As the son of a former Policeman who walked the beat on the streets of Gloucestershire in the 60’s and early 70’s, I count myself very fortunate to have heard those first hand stories of a time when the application of Law in the first hand had a profoundly different and positive impact within our Communities.
Whether you were an innocent member of the public, a testosterone and cheek-filled proponent of the misdemeanour, or a fully fledged member of a criminal fraternity, you would never have dared imagine how things would change within just 50 years and how little the Police and the careers behind it are respected as they once were. It is therefore hardly surprising that the number of frontline Officers under the age of 26 has dropped by 50% in the past two years.
But are budget cuts and a lack of diversity the real causes of this difference in public perception, or is there something far deeper and fundamental behind this change of understanding which leaves many wondering if the Police really want to do much more than target the law-abiding of middle England for trivial offences which often generate fines and leave the Nations bill-payers paying even more?
In a time when Police Officers were respected, the slightest fear or embarrassment generated by being stopped by a Constable would be enough to teach far-reaching lessons and probably halt the fall of many a young person, without any need of further recourse or entry to a Court system which at that time was frighteningly efficient in comparison to today.
Those who saw their role as a Police Officer as being a vocation were supported in their work by a system which worked on the basic practicalities that fear of an effective system of law create. They were confident in their actions, well knowing that when cases were taken before even a Magistrate, that very same system of Law would recognise that they had not taken up the time of the Bench or Judiciary without good reason.

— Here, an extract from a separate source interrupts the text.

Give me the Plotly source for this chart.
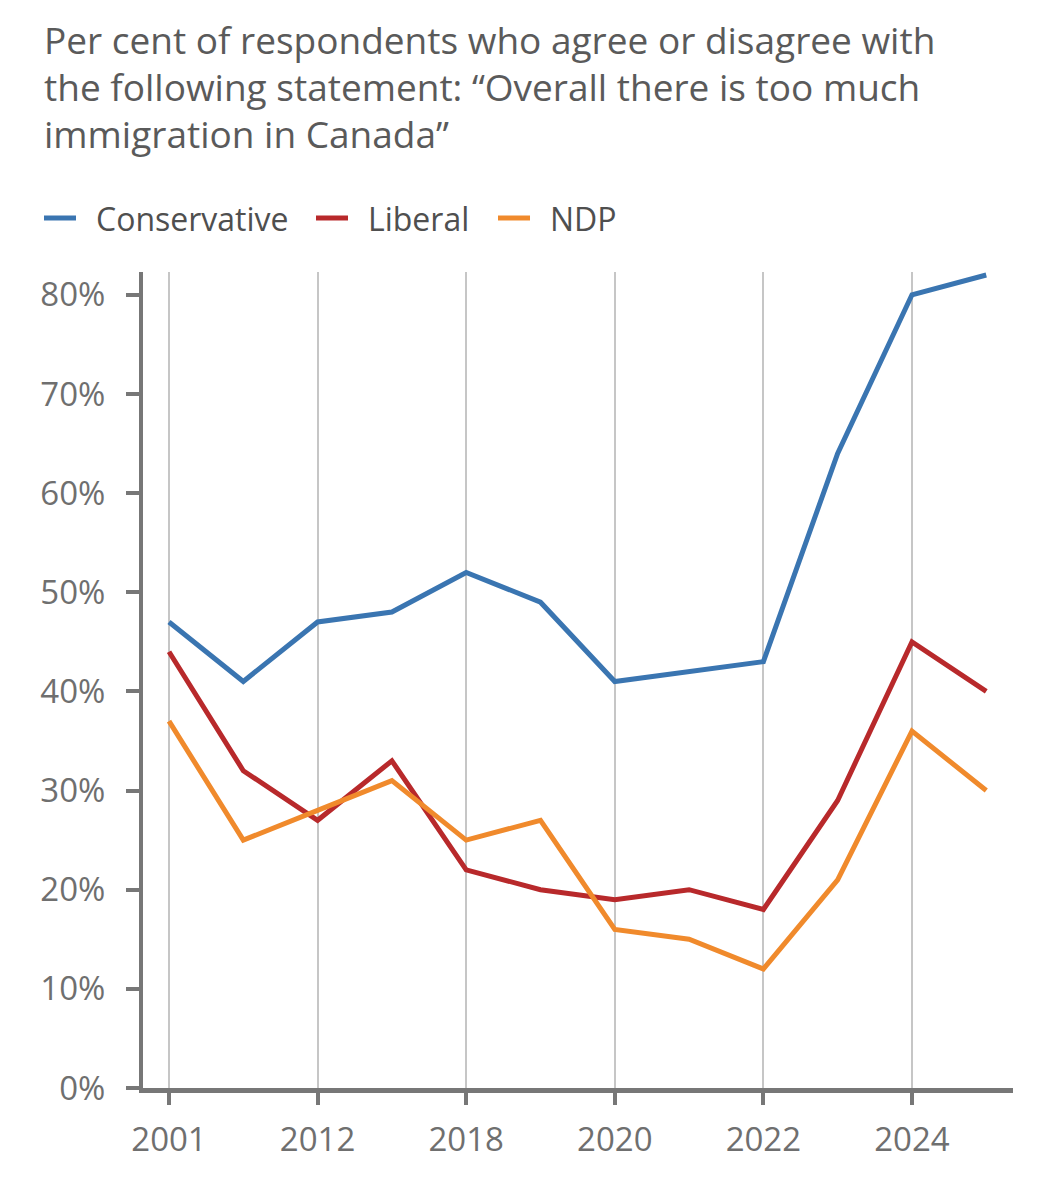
import plotly.graph_objects as go

# survey years (only every other one gets a label on the axis)
years = ["2001", "2010", "2012", "2015", "2018", "2019",
         "2020", "2021", "2022", "2023", "2024", "2025"]
shown_years = ["2001", "2012", "2018", "2020", "2022", "2024"]

conservative = [47, 41, 47, 48, 52, 49, 41, 42, 43, 64, 80, 82]
liberal = [44, 32, 27, 33, 22, 20, 19, 20, 18, 29, 45, 40]
ndp = [37, 25, 28, 31, 25, 27, 16, 15, 12, 21, 36, 30]

party_names = ["Conservative", "Liberal", "NDP"]
party_colors = ["#3a75b1", "#b8292b", "#f08a2c"]

title_lines = [
    "Per cent of respondents who agree or disagree with",
    "the following statement: \u201cOverall there is too much",
    "immigration in Canada\u201d",
]

FONT = "Open Sans"
GREY = "#6f6f6f"

# the page body adds 8px around the figure, so work in shifted pixels
OFF = 8
W, H = 1057 - OFF, 1200 - OFF
L, R, T, B = 143 - OFF, 44, 272 - OFF, 112
PW, PH = W - L - R, H - T - B


def px(x):
    return (x - OFF - L) / PW


def py(y):
    return (H - B - (y - OFF)) / PH


fig = go.Figure()
for name, vals, col in zip(party_names, [conservative, liberal, ndp], party_colors):
    fig.add_trace(go.Scatter(
        x=years, y=vals, name=name, mode="lines",
        line=dict(color=col, width=5), showlegend=False,
    ))

# title, one annotation per line
for i, txt in enumerate(title_lines):
    fig.add_annotation(
        text=txt, xref="paper", yref="paper",
        x=px(42), y=py(40 + 47 * i),
        xanchor="left", yanchor="middle", showarrow=False,
        font=dict(family=FONT, size=37, color="#5a5a5a"),
    )

# legend drawn by hand so the spacing matches
legend_x = [44, 316, 498]
for name, col, x0 in zip(party_names, party_colors, legend_x):
    fig.add_shape(
        type="line", xref="paper", yref="paper",
        x0=px(x0), x1=px(x0 + 32), y0=py(218), y1=py(218),
        line=dict(color=col, width=5),
    )
    fig.add_annotation(
        text=name, xref="paper", yref="paper",
        x=px(x0 + 50), y=py(218),
        xanchor="left", yanchor="middle", showarrow=False,
        font=dict(family=FONT, size=32, color="#4f4f4f"),
    )

fig.update_layout(
    width=W, height=H,
    margin=dict(l=L, r=R, t=T, b=B),
    plot_bgcolor="white", paper_bgcolor="white",
    font=dict(family=FONT, color=GREY),
    showlegend=False,
)

fig.update_xaxes(
    type="category",
    range=[-0.35, 11.36],
    tickvals=shown_years, ticktext=shown_years,
    showgrid=True, gridcolor="#c6c6c6", gridwidth=2,
    showline=True, linecolor="#777777", linewidth=5,
    ticks="outside", ticklen=12, tickwidth=4, tickcolor="#777777",
    tickfont=dict(family=FONT, size=33, color=GREY),
    ticklabelstandoff=6,
    zeroline=False, fixedrange=True,
)

fig.update_yaxes(
    range=[0, 82.3], dtick=10, ticksuffix="%",
    showgrid=False, zeroline=False,
    showline=True, linecolor="#777777", linewidth=4,
    ticks="outside", ticklen=13, tickwidth=4, tickcolor="#777777",
    tickfont=dict(family=FONT, size=33, color=GREY),
    ticklabelstandoff=14,
    fixedrange=True,
)

fig.write_html("out.html")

But things have changed, and the actions of a few who abused that system, ultimately have made it impossible for the many who follow behind them today.
An obsessive drive by idealist reformers to eliminate even the slightest chance of conviction for anything less than 100% surety of guilt, followed swiftly by the heralding of the human rights of criminals who surrendered those very rights through their actions, have rendered the system sterile from one end to the other.
It is therefore little wonder that young people have as much interest in enforcing the Law as the rest of the Nation has in their contempt for it.
It doesn’t matter if a policeman is young, old; black, white; male, female: tall, short; fat or thin if the Law is feared which sits behind them.
It’s time that Politicians accepted that idealism in Law and Order simply doesn’t work when applied in practical form. When Criminal Law once again begins to mean something through the interpretation of its results, then so will having a career in its enforcement.